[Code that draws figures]
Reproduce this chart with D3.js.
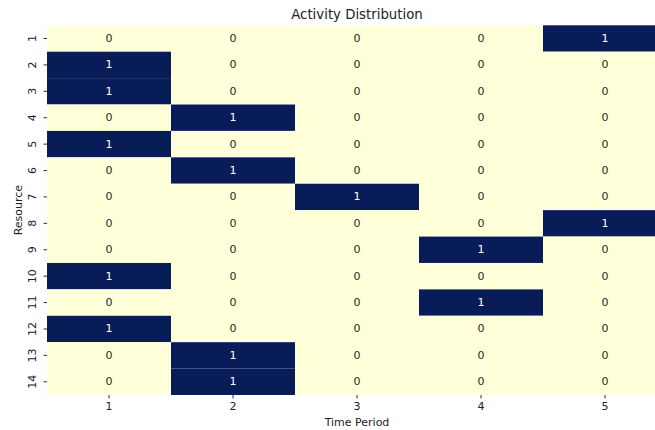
<!DOCTYPE html>
<html>
<head>
<meta charset="utf-8">
<script src="https://cdn.jsdelivr.net/npm/d3@7"></script>
<style>
  html, body { margin: 0; padding: 0; background: #fff; }
  svg { display: block; font-family: "DejaVu Sans", sans-serif; }
</style>
</head>
<body>
<svg id="chart" width="655" height="430"></svg>
<script>
// Resources (rows) and time periods (columns)
const resources = [1, 2, 3, 4, 5, 6, 7, 8, 9, 10, 11, 12, 13, 14];
const periods = [1, 2, 3, 4, 5];

// Activity per resource, one array per time period
const period1 = [0, 1, 1, 0, 1, 0, 0, 0, 0, 1, 0, 1, 0, 0];
const period2 = [0, 0, 0, 1, 0, 1, 0, 0, 0, 0, 0, 0, 1, 1];
const period3 = [0, 0, 0, 0, 0, 0, 1, 0, 0, 0, 0, 0, 0, 0];
const period4 = [0, 0, 0, 0, 0, 0, 0, 0, 1, 0, 1, 0, 0, 0];
const period5 = [1, 0, 0, 0, 0, 0, 0, 1, 0, 0, 0, 0, 0, 0];
const periodValues = [period1, period2, period3, period4, period5];

const margin = { left: 47, top: 25.3, width: 620, height: 369.7 };
const tickFont = 11;

const svg = d3.select("#chart");

const x = d3.scaleBand().domain(periods).range([margin.left, margin.left + margin.width]);
const y = d3.scaleBand().domain(resources).range([margin.top, margin.top + margin.height]);
const color = d3.scaleLinear().domain([0, 1]).range(["#ffffd9", "#081d58"]);

const cells = [];
periods.forEach((p, j) => {
  resources.forEach((r, i) => {
    cells.push({ period: p, resource: r, value: periodValues[j][i] });
  });
});

const g = svg.append("g");
g.selectAll("rect")
  .data(cells)
  .join("rect")
  .attr("x", d => x(d.period))
  .attr("y", d => y(d.resource))
  .attr("width", x.bandwidth())
  .attr("height", y.bandwidth())
  .attr("fill", d => color(d.value));

g.selectAll("text.annot")
  .data(cells)
  .join("text")
  .attr("class", "annot")
  .attr("x", d => x(d.period) + x.bandwidth() / 2)
  .attr("y", d => y(d.resource) + y.bandwidth() / 2)
  .attr("text-anchor", "middle")
  .attr("dominant-baseline", "central")
  .attr("font-size", tickFont)
  .attr("fill", d => d.value > 0.5 ? "#ffffff" : "#262626")
  .text(d => d.value);

// Axes
const xAxis = d3.axisBottom(x).tickSize(3.5).tickPadding(3.5);
const yAxis = d3.axisLeft(y).tickSize(3.5).tickPadding(3.5);

const xg = svg.append("g")
  .attr("transform", `translate(0,${margin.top + margin.height})`)
  .call(xAxis);
xg.select(".domain").remove();
xg.selectAll("line").attr("stroke", "#333");
xg.selectAll("text").attr("font-size", tickFont).attr("fill", "#222").attr("font-family", "DejaVu Sans");

const yg = svg.append("g")
  .attr("transform", `translate(${margin.left},0)`)
  .call(yAxis);
yg.select(".domain").remove();
yg.selectAll("line").attr("stroke", "#333");
yg.selectAll("text")
  .attr("font-size", tickFont)
  .attr("fill", "#222")
  .attr("font-family", "DejaVu Sans")
  .attr("text-anchor", "middle")
  .attr("dy", null)
  .attr("dominant-baseline", "central")
  .attr("x", 0)
  .attr("y", 0)
  .attr("transform", "translate(-14.5,0) rotate(-90)");

// Title and axis labels
svg.append("text")
  .attr("x", margin.left + margin.width / 2)
  .attr("y", 19)
  .attr("text-anchor", "middle")
  .attr("font-size", 13.3)
  .attr("fill", "#222")
  .text("Activity Distribution");

svg.append("text")
  .attr("x", margin.left + margin.width / 2)
  .attr("y", 426)
  .attr("text-anchor", "middle")
  .attr("font-size", tickFont)
  .attr("fill", "#222")
  .text("Time Period");

svg.append("text")
  .attr("transform", `translate(21.5,${margin.top + margin.height / 2}) rotate(-90)`)
  .attr("text-anchor", "middle")
  .attr("font-size", tickFont)
  .attr("fill", "#222")
  .text("Resource");
</script>
</body>
</html>
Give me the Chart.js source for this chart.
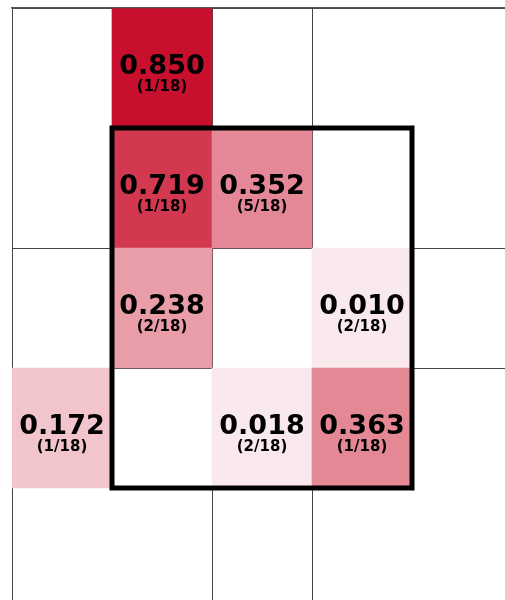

== Requirements ==
All entries must be written out again exactly as given, with no pictures in the copy.

== The result ==
Reproduce this chart with D3.js.
<!DOCTYPE html>
<html>
<head>
<meta charset="utf-8">
<script src="https://cdn.jsdelivr.net/npm/d3@7"></script>
<style>
  html, body { margin: 0; padding: 0; background: #fff; }
  svg { display: block; font-family: "DejaVu Sans", sans-serif; }
</style>
</head>
<body>
<svg id="chart" width="655" height="430"></svg>
<script>
// Resources (rows) and time periods (columns)
const resources = [1, 2, 3, 4, 5, 6, 7, 8, 9, 10, 11, 12, 13, 14];
const periods = [1, 2, 3, 4, 5];

// Activity per resource, one array per time period
const period1 = [0, 1, 1, 0, 1, 0, 0, 0, 0, 1, 0, 1, 0, 0];
const period2 = [0, 0, 0, 1, 0, 1, 0, 0, 0, 0, 0, 0, 1, 1];
const period3 = [0, 0, 0, 0, 0, 0, 1, 0, 0, 0, 0, 0, 0, 0];
const period4 = [0, 0, 0, 0, 0, 0, 0, 0, 1, 0, 1, 0, 0, 0];
const period5 = [1, 0, 0, 0, 0, 0, 0, 1, 0, 0, 0, 0, 0, 0];
const periodValues = [period1, period2, period3, period4, period5];

const margin = { left: 47, top: 25.3, width: 620, height: 369.7 };
const tickFont = 11;

const svg = d3.select("#chart");

const x = d3.scaleBand().domain(periods).range([margin.left, margin.left + margin.width]);
const y = d3.scaleBand().domain(resources).range([margin.top, margin.top + margin.height]);
const color = d3.scaleLinear().domain([0, 1]).range(["#ffffd9", "#081d58"]);

const cells = [];
periods.forEach((p, j) => {
  resources.forEach((r, i) => {
    cells.push({ period: p, resource: r, value: periodValues[j][i] });
  });
});

const g = svg.append("g");
g.selectAll("rect")
  .data(cells)
  .join("rect")
  .attr("x", d => x(d.period))
  .attr("y", d => y(d.resource))
  .attr("width", x.bandwidth())
  .attr("height", y.bandwidth())
  .attr("fill", d => color(d.value));

g.selectAll("text.annot")
  .data(cells)
  .join("text")
  .attr("class", "annot")
  .attr("x", d => x(d.period) + x.bandwidth() / 2)
  .attr("y", d => y(d.resource) + y.bandwidth() / 2)
  .attr("text-anchor", "middle")
  .attr("dominant-baseline", "central")
  .attr("font-size", tickFont)
  .attr("fill", d => d.value > 0.5 ? "#ffffff" : "#262626")
  .text(d => d.value);

// Axes
const xAxis = d3.axisBottom(x).tickSize(3.5).tickPadding(3.5);
const yAxis = d3.axisLeft(y).tickSize(3.5).tickPadding(3.5);

const xg = svg.append("g")
  .attr("transform", `translate(0,${margin.top + margin.height})`)
  .call(xAxis);
xg.select(".domain").remove();
xg.selectAll("line").attr("stroke", "#333");
xg.selectAll("text").attr("font-size", tickFont).attr("fill", "#222").attr("font-family", "DejaVu Sans");

const yg = svg.append("g")
  .attr("transform", `translate(${margin.left},0)`)
  .call(yAxis);
yg.select(".domain").remove();
yg.selectAll("line").attr("stroke", "#333");
yg.selectAll("text")
  .attr("font-size", tickFont)
  .attr("fill", "#222")
  .attr("font-family", "DejaVu Sans")
  .attr("text-anchor", "middle")
  .attr("dy", null)
  .attr("dominant-baseline", "central")
  .attr("x", 0)
  .attr("y", 0)
  .attr("transform", "translate(-14.5,0) rotate(-90)");

// Title and axis labels
svg.append("text")
  .attr("x", margin.left + margin.width / 2)
  .attr("y", 19)
  .attr("text-anchor", "middle")
  .attr("font-size", 13.3)
  .attr("fill", "#222")
  .text("Activity Distribution");

svg.append("text")
  .attr("x", margin.left + margin.width / 2)
  .attr("y", 426)
  .attr("text-anchor", "middle")
  .attr("font-size", tickFont)
  .attr("fill", "#222")
  .text("Time Period");

svg.append("text")
  .attr("transform", `translate(21.5,${margin.top + margin.height / 2}) rotate(-90)`)
  .attr("text-anchor", "middle")
  .attr("font-size", tickFont)
  .attr("fill", "#222")
  .text("Resource");
</script>
</body>
</html>
Give me the Chart.js source for this chart.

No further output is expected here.